TEXAS AFT LEGISLATIVE HOTLINE--TUESDAY, SEPTEMBER 22,
2009 (copyright 2009 Texas AFT) Local Texas AFT
Affiliates Use Consultation Process to Make Gains for All
Employees Several of Texas AFT's largest
local affiliates over the years have been elected by teachers
and other school employees to represent them in negotiations
with their districts on employee compensation and educational
policy. This year once again we have seen these locals score
significant wins for all employees district-wide as their
elected representative in this negotiating process known as
"consultation." Austin: For
instance, our Education Austin affiliate in Austin ISD used the
consultation process to ensure equitable pay raises for all
certified and classified employees this year. The school
district's draft budget presented to the school board at the
beginning of August contained no pay raise for classified
employees. Negotiating with the district administration,
Education Austin won a raise of 3 percent for everyone, embodied
in a formal, signed consultation agreement with the
superintendent, which the school board then duly
approved. Education Austin's advocacy via the
consultation process ensured that teachers, counselors,
librarians, and other certified staff received raises of $950
plus a step increase of $100 to $600 depending on years of
experience, with senior teachers receiving the largest raises.

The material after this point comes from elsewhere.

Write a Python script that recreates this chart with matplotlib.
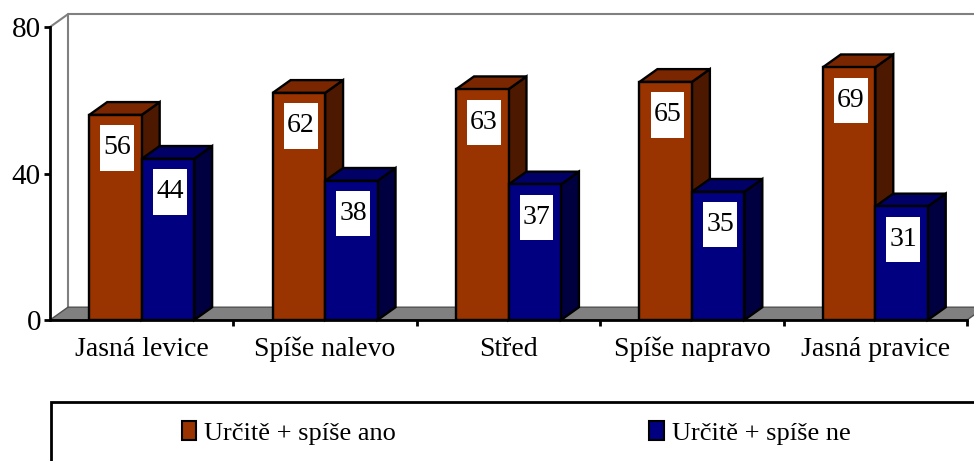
import matplotlib.pyplot as plt
from matplotlib.patches import Polygon, Rectangle, Patch

categories = ['Jasná levice', 'Spíše nalevo', 'Střed', 'Spíše napravo', 'Jasná pravice']
ano_values = [56, 62, 63, 65, 69]
ne_values = [44, 38, 37, 35, 31]
series_names = ['Určitě + spíše ano', 'Určitě + spíše ne']

# front, top, side colours for each series
ano_colors = ('#993300', '#7a2600', '#4d1800')
ne_colors = ('#000080', '#000066', '#000040')

plt.rcParams['font.family'] = ['Liberation Serif', 'DejaVu Serif']

bar_w = 0.286
dx = 0.098   # depth offset, category units
dy = 3.5     # depth offset, value units


def draw_bar(ax, x0, value, colors):
    x1 = x0 + bar_w
    front, top, side = colors
    ax.add_patch(Polygon([(x1, 0), (x1 + dx, dy), (x1 + dx, value + dy), (x1, value)],
                         closed=True, facecolor=side, edgecolor='black', lw=1.7, zorder=3, clip_on=False))
    ax.add_patch(Polygon([(x0, value), (x0 + dx, value + dy), (x1 + dx, value + dy), (x1, value)],
                         closed=True, facecolor=top, edgecolor='black', lw=1.7, zorder=3, clip_on=False))
    ax.bar(x0, value, width=bar_w, align='edge', color=front, edgecolor='black', lw=1.7, zorder=3)


def draw_label(ax, xc, value):
    ax.add_patch(Rectangle((xc - 0.092, value - 9 - 6.2), 0.184, 12.4, facecolor='white',
                           edgecolor='none', zorder=4))
    ax.text(xc, value - 9, str(value), ha='center', va='center', fontsize=20, zorder=5)


fig = plt.figure(figsize=(9.74, 4.61), dpi=100)
ax = fig.add_axes([50 / 974, 1 - 320 / 461, 917 / 974, 293 / 461])
ax.set_xlim(-0.5, 4.5)
ax.set_ylim(0, 80)

# floor and back wall
ax.add_patch(Polygon([(-0.5, 0), (-0.5 + dx, dy), (4.5 + dx, dy), (4.5, 0)], closed=True,
                     facecolor='#808080', edgecolor='#505050', lw=1, zorder=1, clip_on=False))
wall = dict(color='#808080', lw=1.5, zorder=0, clip_on=False)
ax.plot([-0.5 + dx, -0.5 + dx, 4.5 + dx, 4.5 + dx], [dy, 80 + dy, 80 + dy, dy], **wall)
ax.plot([-0.5, -0.5 + dx], [80, 80 + dy], **wall)

for i in range(len(categories)):
    draw_bar(ax, i - bar_w, ano_values[i], ano_colors)
    draw_bar(ax, i, ne_values[i], ne_colors)
    draw_label(ax, i - bar_w / 2 + 0.01, ano_values[i])
    draw_label(ax, i + bar_w / 2 + 0.01, ne_values[i])

for s in ['top', 'right']:
    ax.spines[s].set_visible(False)
for s in ['left', 'bottom']:
    ax.spines[s].set_linewidth(2)
    ax.spines[s].set_zorder(6)

ax.set_yticks([0, 40, 80])
ax.tick_params(axis='y', direction='out', length=4.5, width=2, labelsize=21, pad=2)
ax.set_xticks(range(len(categories)))
ax.set_xticklabels(categories)
ax.set_xticks([i + 0.5 for i in range(len(categories))], minor=True)
ax.tick_params(axis='x', which='major', length=0, labelsize=20, pad=12)
ax.tick_params(axis='x', which='minor', direction='out', length=4.5, width=2)

# legend box, runs off the right and bottom edge
fig.patches.append(Rectangle((51 / 974, -0.2), 1.0, 0.2 + 1 - 402 / 461, transform=fig.transFigure,
                             fill=False, edgecolor='black', lw=2))
handles = [Patch(facecolor=ano_colors[0], edgecolor='black', lw=1.5),
           Patch(facecolor=ne_colors[0], edgecolor='black', lw=1.5)]
fig.legend(handles, series_names, loc='center left', bbox_to_anchor=(171 / 974, 1 - 433 / 461),
           ncol=2, frameon=False, fontsize=19, handlelength=0.55, handleheight=0.75,
           handletextpad=0.3, columnspacing=9.6, borderaxespad=0)

fig.savefig('out.png', dpi=100)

The local union used consultation to talk the administration and
board into granting support personnel a comparable raise of 3
percent. San Antonio: The San
Antonio Alliance of Teachers and Support Personnel, our
affiliate in San Antonio ISD, also is the elected representative
of all district employees in consultation, and the San Antonio
Alliance likewise has put the consultation process to good use.
The administration and school board in San Antonio agreed to
give teachers an average increase of 4.9 percent this year. And
once again in this case our local affiliate won the district's
agreement on awarding the same percentage increase to support
personnel. The San Antonio Alliance scored as well on health
benefits, prevailing on the district to pay the full amount of a
pending increase in premiums for health insurance under plans
that cover the vast majority of employees.
Dallas: The story is the
same in Dallas ISD, where the Alliance-AFT, our largest
affiliate with 9,000-plus members, takes the lead in the
district's consultation process as the elected representative of
both certified and support personnel. Earlier this year the
Alliance-AFT used the consultation process as a megaphone to
amplify the voices of teachers resisting misuse of student test
scores in teacher evaluation and contract decisions. Thanks to
the Alliance-AFT's effective advocacy, the school administration
reversed course and dropped the objectionable
proposal. In back-to-school budget deliberations,
Alliance-AFT, like its counterparts in Austin and San Antonio,
has used budgetary savvy and its role as elected lead negotiator
in consultation to fight for and win equitable salary
improvements for all employees, including an overdue 3-percent
raise for support employees and a raise averaging 3.4 percent
for teachers and other instructional staff (with a minimum of
$1,701 in most circumstances). The moral of our
story is twofold: It pays to have a local consultation policy
that enables employees to vote in a democratic election for an
organization to represent them forcefully in talks with school
administrators. And it pays to elect one of Texas AFT's local
affiliates as your consultation representative!